▶ _Supplied material_:
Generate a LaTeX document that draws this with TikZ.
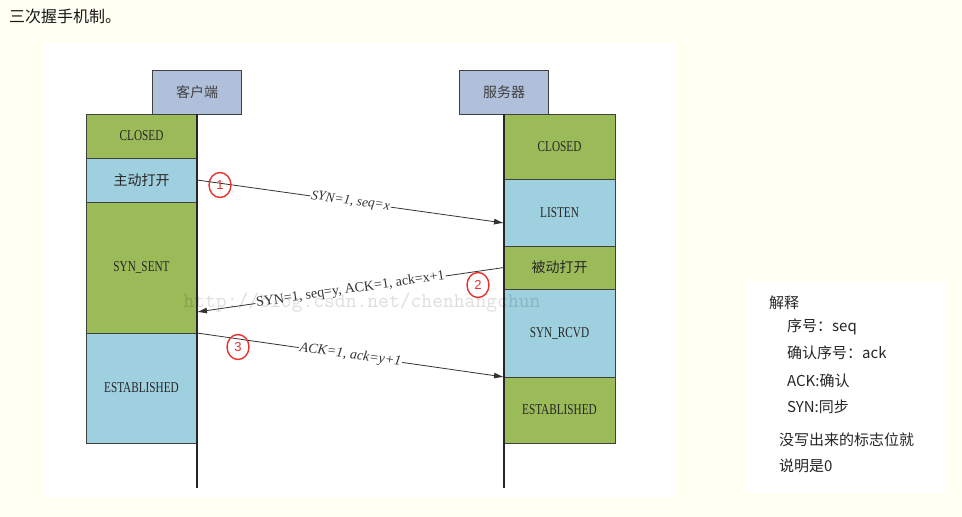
\documentclass[tikz,border=0pt]{standalone}
\usepackage{fontspec}
\setmainfont{Liberation Serif}
\setsansfont{Liberation Sans}
\newfontfamily\cjk{Noto Sans CJK SC}
\newfontfamily\boxfont[FakeStretch=0.75]{Liberation Serif}
\usetikzlibrary{arrows.meta,positioning,shapes.geometric}
\definecolor{bgcream}{HTML}{FFFFF2}
\definecolor{stategreen}{HTML}{9BBB59}
\definecolor{stateblue}{HTML}{9FD0DF}
\definecolor{headblue}{HTML}{B0C0DB}
\definecolor{markred}{HTML}{E8302C}
\tikzset{
    %Define standard arrow tip
    >={Latex[length=10pt,width=6pt]},
    %Define style for boxes
    head/.style={
           draw=black!75, line width=1pt,
           fill=headblue,
           minimum width=89pt,
           minimum height=44pt,
           font=\cjk\fontsize{14}{16}\selectfont,
           text=black!75,
           outer sep=0pt},
    box/.style={
           draw=black!75, line width=1pt,
           minimum width=111pt,
           inner sep=0pt, outer sep=0pt,
           font=\boxfont\fontsize{15}{17}\selectfont,
           text=black!85,
           text centered},
    greenbox/.style={box, fill=stategreen},
    bluebox/.style={box, fill=stateblue},
    % Define arrow style
    lifeline/.style={line width=1.6pt, black!85},
    msg/.style={->, line width=0.8pt, black!80},
    msglabel/.style={
           sloped, fill=white, inner sep=1pt,
           font=\fontsize{14}{16}\selectfont,
           text=black!80},
    numcircle/.style={
           ellipse, draw=markred, line width=1.4pt,
           minimum width=22pt, minimum height=25pt, inner sep=0pt,
           text=markred, font=\sffamily\fontsize{13}{15}\selectfont},
    note/.style={anchor=west, inner sep=0pt,
           font=\cjk\fontsize{15}{17}\selectfont, text=black!85}
}
\begin{document}
\begin{tikzpicture}[x=1pt,y=-1pt]
%background
\fill[bgcream] (0,0) rectangle (962,517);
\fill[white] (43,43) rectangle (675,497);
\fill[white] (745,281) rectangle (945,493);
\useasboundingbox (0,0) rectangle (962,517);
\node[note, font=\cjk\fontsize{16}{18}\selectfont, text=black!90] (title) at (9,16) {三次握手机制。};
%client
\node[head] (chead) at (197,92) {客户端};
\node[greenbox, minimum height=44pt, anchor=north east] (cclosed) at (197,114) {CLOSED};
\node[bluebox, minimum height=44pt, below=0pt of cclosed] (copen) {\cjk\fontsize{14}{16}\selectfont 主动打开};
\node[greenbox, minimum height=131pt, below=0pt of copen] (csent) {SYN\_SENT};
\node[bluebox, minimum height=110pt, below=0pt of csent] (cest) {ESTABLISHED};
%server
\node[head] (shead) at (504,92) {服务器};
\node[greenbox, minimum height=65pt, anchor=north west] (sclosed) at (504,114) {CLOSED};
\node[bluebox, minimum height=67pt, below=0pt of sclosed] (slisten) {LISTEN};
\node[greenbox, minimum height=43pt, below=0pt of slisten] (spassive) {\cjk\fontsize{14}{16}\selectfont 被动打开};
\node[bluebox, minimum height=88pt, below=0pt of spassive] (srcvd) {SYN\_RCVD};
\node[greenbox, minimum height=66pt, below=0pt of srcvd] (sest) {ESTABLISHED};
%lifelines
\coordinate (cbot) at (197,488);
\coordinate (sbot) at (504,488);
\draw[lifeline] (chead.south) -- (cbot);
\draw[lifeline] (shead.south) -- (sbot);
%messages
\draw[msg] (copen.east) -- node[msglabel, font=\itshape\fontsize{13.5}{15}\selectfont] {SYN=1, seq=x} ([yshift=-10.5pt]slisten.west);
\draw[msg] (spassive.west) -- node[msglabel] {SYN=1, seq=y, ACK=1, ack=x+1} ([yshift=21pt]csent.south east);
\draw[msg] (csent.south east) -- node[msglabel, font=\itshape\fontsize{14}{16}\selectfont] {ACK=1, ack=y+1} (srcvd.south west);
\node[numcircle] (n1) at (220,185) {1};
\node[numcircle] (n2) at (478,285) {2};
\node[numcircle] (n3) at (238,347) {3};
%watermark
\node[font=\ttfamily\fontsize{21}{23}\selectfont, text=black, opacity=0.13] (wmark) at (362,303) {http://blog.csdn.net/chenhangchun};
%notes
\node[note] (n0) at (769,303) {解释};
\node[note] (nseq) at (787,327) {序号：seq};
\node[note] (nack) at (787,353) {确认序号：ack};
\node[note] (nACK) at (787,381) {ACK:确认};
\node[note] (nSYN) at (787,407) {SYN:同步};
\node[note] (nflag) at (779,440) {没写出来的标志位就};
\node[note] (nzero) at (779,466) {说明是0};
\end{tikzpicture}
\end{document}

▶ _Task goal_: Give the data again exactly as written, with all pictures left out.

▶ _Exercise output_:
Generate a LaTeX document that draws this with TikZ.
\documentclass[tikz,border=0pt]{standalone}
\usepackage{fontspec}
\setmainfont{Liberation Serif}
\setsansfont{Liberation Sans}
\newfontfamily\cjk{Noto Sans CJK SC}
\newfontfamily\boxfont[FakeStretch=0.75]{Liberation Serif}
\usetikzlibrary{arrows.meta,positioning,shapes.geometric}
\definecolor{bgcream}{HTML}{FFFFF2}
\definecolor{stategreen}{HTML}{9BBB59}
\definecolor{stateblue}{HTML}{9FD0DF}
\definecolor{headblue}{HTML}{B0C0DB}
\definecolor{markred}{HTML}{E8302C}
\tikzset{
    %Define standard arrow tip
    >={Latex[length=10pt,width=6pt]},
    %Define style for boxes
    head/.style={
           draw=black!75, line width=1pt,
           fill=headblue,
           minimum width=89pt,
           minimum height=44pt,
           font=\cjk\fontsize{14}{16}\selectfont,
           text=black!75,
           outer sep=0pt},
    box/.style={
           draw=black!75, line width=1pt,
           minimum width=111pt,
           inner sep=0pt, outer sep=0pt,
           font=\boxfont\fontsize{15}{17}\selectfont,
           text=black!85,
           text centered},
    greenbox/.style={box, fill=stategreen},
    bluebox/.style={box, fill=stateblue},
    % Define arrow style
    lifeline/.style={line width=1.6pt, black!85},
    msg/.style={->, line width=0.8pt, black!80},
    msglabel/.style={
           sloped, fill=white, inner sep=1pt,
           font=\fontsize{14}{16}\selectfont,
           text=black!80},
    numcircle/.style={
           ellipse, draw=markred, line width=1.4pt,
           minimum width=22pt, minimum height=25pt, inner sep=0pt,
           text=markred, font=\sffamily\fontsize{13}{15}\selectfont},
    note/.style={anchor=west, inner sep=0pt,
           font=\cjk\fontsize{15}{17}\selectfont, text=black!85}
}
\begin{document}
\begin{tikzpicture}[x=1pt,y=-1pt]
%background
\fill[bgcream] (0,0) rectangle (962,517);
\fill[white] (43,43) rectangle (675,497);
\fill[white] (745,281) rectangle (945,493);
\useasboundingbox (0,0) rectangle (962,517);
\node[note, font=\cjk\fontsize{16}{18}\selectfont, text=black!90] (title) at (9,16) {三次握手机制。};
%client
\node[head] (chead) at (197,92) {客户端};
\node[greenbox, minimum height=44pt, anchor=north east] (cclosed) at (197,114) {CLOSED};
\node[bluebox, minimum height=44pt, below=0pt of cclosed] (copen) {\cjk\fontsize{14}{16}\selectfont 主动打开};
\node[greenbox, minimum height=131pt, below=0pt of copen] (csent) {SYN\_SENT};
\node[bluebox, minimum height=110pt, below=0pt of csent] (cest) {ESTABLISHED};
%server
\node[head] (shead) at (504,92) {服务器};
\node[greenbox, minimum height=65pt, anchor=north west] (sclosed) at (504,114) {CLOSED};
\node[bluebox, minimum height=67pt, below=0pt of sclosed] (slisten) {LISTEN};
\node[greenbox, minimum height=43pt, below=0pt of slisten] (spassive) {\cjk\fontsize{14}{16}\selectfont 被动打开};
\node[bluebox, minimum height=88pt, below=0pt of spassive] (srcvd) {SYN\_RCVD};
\node[greenbox, minimum height=66pt, below=0pt of srcvd] (sest) {ESTABLISHED};
%lifelines
\coordinate (cbot) at (197,488);
\coordinate (sbot) at (504,488);
\draw[lifeline] (chead.south) -- (cbot);
\draw[lifeline] (shead.south) -- (sbot);
%messages
\draw[msg] (copen.east) -- node[msglabel, font=\itshape\fontsize{13.5}{15}\selectfont] {SYN=1, seq=x} ([yshift=-10.5pt]slisten.west);
\draw[msg] (spassive.west) -- node[msglabel] {SYN=1, seq=y, ACK=1, ack=x+1} ([yshift=21pt]csent.south east);
\draw[msg] (csent.south east) -- node[msglabel, font=\itshape\fontsize{14}{16}\selectfont] {ACK=1, ack=y+1} (srcvd.south west);
\node[numcircle] (n1) at (220,185) {1};
\node[numcircle] (n2) at (478,285) {2};
\node[numcircle] (n3) at (238,347) {3};
%watermark
\node[font=\ttfamily\fontsize{21}{23}\selectfont, text=black, opacity=0.13] (wmark) at (362,303) {http://blog.csdn.net/chenhangchun};
%notes
\node[note] (n0) at (769,303) {解释};
\node[note] (nseq) at (787,327) {序号：seq};
\node[note] (nack) at (787,353) {确认序号：ack};
\node[note] (nACK) at (787,381) {ACK:确认};
\node[note] (nSYN) at (787,407) {SYN:同步};
\node[note] (nflag) at (779,440) {没写出来的标志位就};
\node[note] (nzero) at (779,466) {说明是0};
\end{tikzpicture}
\end{document}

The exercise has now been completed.